Interview – Stephen McGlinchey

As part of a series of interviews on Broadening Engagements with International Affairs, The ISA’s Jamie J. Hagen interviewed E-IR’s Editor-in-Chief, Stephen McGlinchey. In addition to his work with E-IR, Stephen is Senior Lecturer and Programme Leader of Politics and International Relations at the University of the West of England, Bristol. His most recent books are International Relations (2017), International Relations Theory (2017) and US Arms Policies Towards the Shah’s Iran (2014). An excerpt of the interview is published below. The full interview is available on the International Studies Association website, here.

How does E-IR relate to more traditional platforms for engaging readers with scholarly ideas? 

In our opinion, we complement all those traditional platforms – adding something while taking nothing away. So, we do not see ourselves as revolutionary. We think there should be a quality open access venue for authors, and therefore we offer one. Further, we think that open access should be fully open and done at no cost to anyone – including authors. If you want to read something, it should be point and click. Anything else is a barrier. If you want to submit your work for publication, we believe that you should be able to do so with no surprises or publication charges.

Typically, authors come to us as part of a wider publication strategy. Most of our authors regularly submit their work to journals and see publishing with E-IR as a way to present their scholarship in a different format. The audience you can reach via our platform is many orders of magnitude higher than any other in the field, and this is most attractive. When it comes to books, many of those who have authored, or contributed to, a book published by E-IR have had an experience where a prior book they published was not read as widely as they had hoped. This might have been due to the high price publishers often place on monographs/edited collections or that publishers rarely promote scholarly works much. So, those authors typically choose us a place where they can take some of their projects, some of the time, when they feel they have something that might sit well to a wider audience. And, this brings me back to my original point that we seek to complement traditional publishing and give authors (and readers) another option.

What has been some of the most popular content at E-IR?

Without doubt our most popular content has been our two textbooks, which were both released in 2017. The books were developed as part of our drive to create a ‘student portal’ which would be a one stop shop to get students apprised of the foundational elements of International Relations. The books form the basis of that project, and they sit alongside multimedia and other text-based resources that supplement them in a special section of the website. Together, the two books have been downloaded almost 200,000 times – which is a breath-taking statistic and a testament to the quality of the books and the efforts of all those involved. It is also rewarding to see that so many of those downloads were from developing countries, where often the price of a single textbook is too high. So, we’re delighted that our open access mission seems to be working in that sense. Saying that, textbooks are a new endeavour for us, and the other areas of the website (such as our daily mix of articles, reviews and blogs) continue to be very popular.

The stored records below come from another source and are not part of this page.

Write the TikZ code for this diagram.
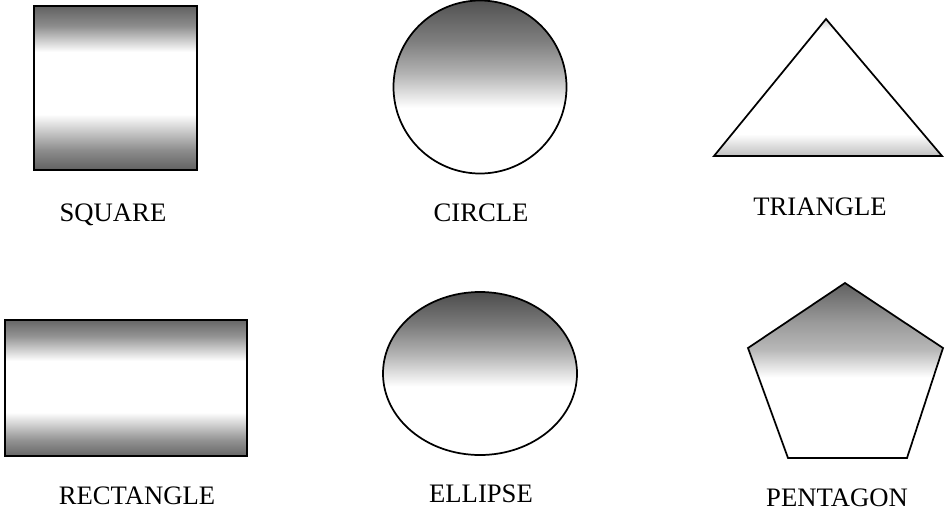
\documentclass[tikz,border=0pt]{standalone}
\usepackage{fontspec}
\setmainfont{Liberation Serif}
\pgfdeclareverticalshading{sqshade}{100bp}{color(0bp)=(black!62); color(25bp)=(black!62); color(31bp)=(black!45); color(42bp)=(white); color(61bp)=(white); color(69bp)=(black!45); color(75bp)=(black!62); color(100bp)=(black!62)}
\pgfdeclareverticalshading{rectshade}{100bp}{color(0bp)=(black!60); color(25bp)=(black!60); color(31bp)=(black!42); color(41bp)=(white); color(60bp)=(white); color(69bp)=(black!42); color(75bp)=(black!60); color(100bp)=(black!60)}
\pgfdeclareverticalshading{topshade}{100bp}{color(0bp)=(white); color(44bp)=(white); color(54bp)=(black!30); color(63bp)=(black!50); color(75bp)=(black!68); color(100bp)=(black!68)}
\pgfdeclareverticalshading{ellshade}{100bp}{color(0bp)=(white); color(46bp)=(white); color(56bp)=(black!30); color(65bp)=(black!52); color(75bp)=(black!70); color(100bp)=(black!70)}
\pgfdeclareverticalshading{pentshade}{100bp}{color(0bp)=(white); color(48bp)=(white); color(56bp)=(black!28); color(64bp)=(black!40); color(75bp)=(black!62); color(100bp)=(black!62)}
\pgfdeclareverticalshading{trishade}{100bp}{color(0bp)=(black!25); color(25bp)=(black!25); color(33bp)=(white); color(71bp)=(white); color(75bp)=(black!18); color(100bp)=(black!18)}
\tikzset{
  outline/.style={draw=black, line width=1.3pt, line join=miter},
  lbl/.style={font=\fontsize{20}{22}\selectfont, inner sep=0pt, anchor=center}
}
\begin{document}
\begin{tikzpicture}[x=0.75pt, y=-0.75pt]
\useasboundingbox (0,0) rectangle (946,522);
% top row
\path[outline, shading=sqshade] (34,6) rectangle (197,170);
\path[outline, shading=topshade] (480,87) circle (86.5);
\path[outline, shading=trishade] (826,19) -- (942,156) -- (714,156) -- cycle;
\node[lbl] (square) at (113,215) {SQUARE};
\node[lbl] (circle) at (481,213) {CIRCLE};
\node[lbl] (triangle) at (820,207) {TRIANGLE};
% bottom row
\path[outline, shading=rectshade] (5,320) rectangle (247,456);
\path[outline, shading=ellshade] (480,373.5) ellipse (97 and 81.5);
\path[outline, shading=pentshade] (845,283) -- (943,348) -- (907,458) -- (788,458) -- (748,348) -- cycle;
\node[lbl] (rectangle) at (137,496) {RECTANGLE};
\node[lbl] (ellipse) at (481,494) {ELLIPSE};
\node[lbl] (pentagon) at (837,498) {PENTAGON};
\end{tikzpicture}
\end{document}
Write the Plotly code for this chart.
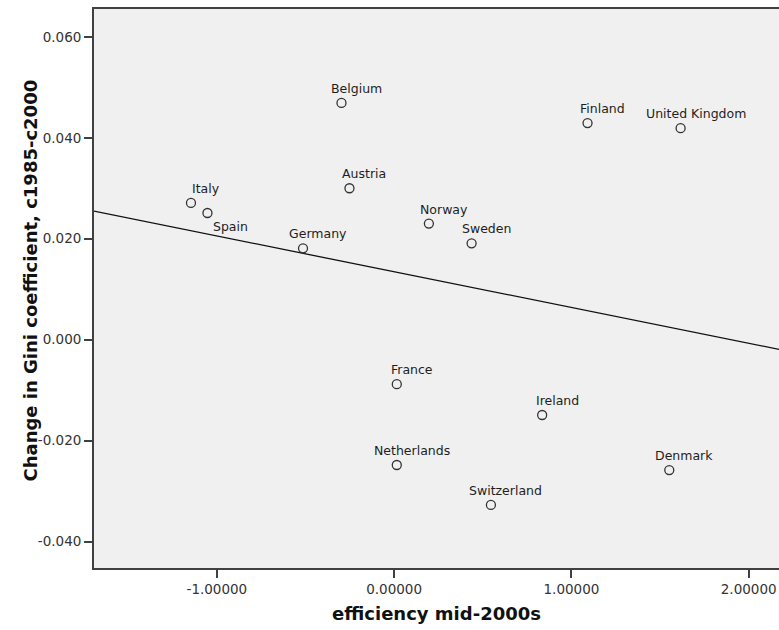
import numpy as np
import plotly.graph_objects as go

countries = ["Italy", "Spain", "Germany", "Belgium", "Austria", "France", "Netherlands",
             "Norway", "Sweden", "Switzerland", "Ireland", "Finland", "Denmark", "United Kingdom"]
efficiency = [-1.146, -1.053, -0.514, -0.297, -0.252, 0.015, 0.015,
              0.196, 0.437, 0.546, 0.835, 1.091, 1.552, 1.616]
gini_change = [0.0271, 0.0251, 0.0181, 0.0469, 0.0300, -0.0088, -0.0248,
               0.0230, 0.0191, -0.0327, -0.0149, 0.0429, -0.0258, 0.0419]

x_tickvals = [-1, 0, 1, 2]
x_ticktext = ["-1.00000", "0.00000", "1.00000", "2.00000"]
y_tickvals = [-0.04, -0.02, 0.0, 0.02, 0.04, 0.06]
y_ticktext = ["-0.040", "-0.020", "0.000", "0.020", "0.040", "0.060"]

x_title = "efficiency mid-2000s"
y_title = "Change in Gini coefficient, c1985-c2000"

x_range = [-1.693, 2.171]
y_range = [-0.0452, 0.0655]

slope, intercept = np.polyfit(efficiency, gini_change, 1)
fit_x = np.array(x_range)
fit_y = intercept + slope * fit_x

fig = go.Figure()
fig.add_trace(go.Scatter(x=fit_x, y=fit_y, mode="lines",
                         line=dict(color="#111111", width=1.3),
                         hoverinfo="skip", showlegend=False))
fig.add_trace(go.Scatter(x=efficiency, y=gini_change, mode="markers",
                         marker=dict(symbol="circle-open", size=9,
                                     color="#333333", line=dict(width=1.3, color="#333333")),
                         text=countries, showlegend=False))

for c, xv, yv in zip(countries, efficiency, gini_change):
    if c == "Spain":
        xs, ys = 23, -13
    else:
        xs, ys = 15, 14.5
    fig.add_annotation(x=xv, y=yv, text=c, showarrow=False, xshift=xs, yshift=ys,
                       font=dict(family="DejaVu Sans", size=12.5, color="#1e1e1e"))

axis_font = dict(family="DejaVu Sans", size=13.5, color="#333333")
title_font = dict(family="DejaVu Sans", size=18, color="#111111", weight="bold")

fig.add_annotation(xref="paper", yref="paper", x=0, y=0.5, xanchor="center", yanchor="middle",
                   xshift=-64, yshift=8, textangle=-90, text=y_title, showarrow=False,
                   font=title_font)

fig.update_layout(
    width=779, height=630,
    margin=dict(l=94, r=0, t=9, b=62),
    paper_bgcolor="white",
    plot_bgcolor="#f0f0f0",
    showlegend=False,
    xaxis=dict(range=x_range, tickvals=x_tickvals, ticktext=x_ticktext,
               showgrid=False, zeroline=False, showline=True, mirror=True,
               linecolor="#404040", linewidth=1.8,
               ticks="outside", ticklen=8, tickcolor="#404040", tickwidth=1.5,
               tickfont=axis_font,
               title=dict(text=x_title, font=title_font, standoff=11)),
    yaxis=dict(range=y_range, tickvals=y_tickvals, ticktext=y_ticktext,
               showgrid=False, zeroline=False, showline=True, mirror=False,
               linecolor="#404040", linewidth=1.8,
               ticks="outside", ticklen=8, tickcolor="#404040", tickwidth=1.5,
               tickfont=axis_font),
)

fig.write_html("out.html")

Worthy of mention here also is our interview series. Here, we have not just been interviewing major figures in the field, but we have also sought out emerging scholars from a wide variety of backgrounds and areas – some whom are still doing their PhDs. A big part of why we do this is that we want to be a platform for each new wave of scholars. So, many younger academics get their first major exposure via E-IR and in return we are able to get to know them a little bit and to see where the leading edges and emerging trends are forming in the discipline.

How can folks contribute/participate if they’re interested in being a part of E-IR?

There are, at any one time, around 100 volunteer editors who invest their time in one or more of our projects, and they come from all over the world. Most of our editors are working towards a master’s or PhD degree and spend a bit of their time doing various editorial tasks with us, primarily to broaden their skill sets and meet new people. We have an open recruitment process for anyone who would like to volunteer. The result, I think, is that the more E-IR volunteers give of themselves, the more they take away from the experience. It’s a place where people with a bit of initiative and drive really thrive.

Is there anything else you’d like to add about why you’re excited about E-IR?

Over the 11+ years we have been online we have always worked hard to remain true to our core mission – to be the best online resource for students and scholars of international politics. This is a hard balancing act for an all-volunteer mission like ours. We don’t have any institutional or corporate sponsorship – so everything we do has to be thought through carefully so we are able to deliver it within our modest means. This means there are some things we have been unable to do, such as produce audio and video content, which are too expensive for us (in terms of time and resources) to do to a high standard.

But, by remaining focused on the bread and butter of scholarship – text-based material ­– we are always excited about what we can do in that realm. In 2019 we will have hundreds of new articles to share with the world, many of those will be from emerging scholars, and we will have another bunch of edited collections and monographs coming out. Providing an open access platform for that material, and those authors, continues to excite us and engage our readers.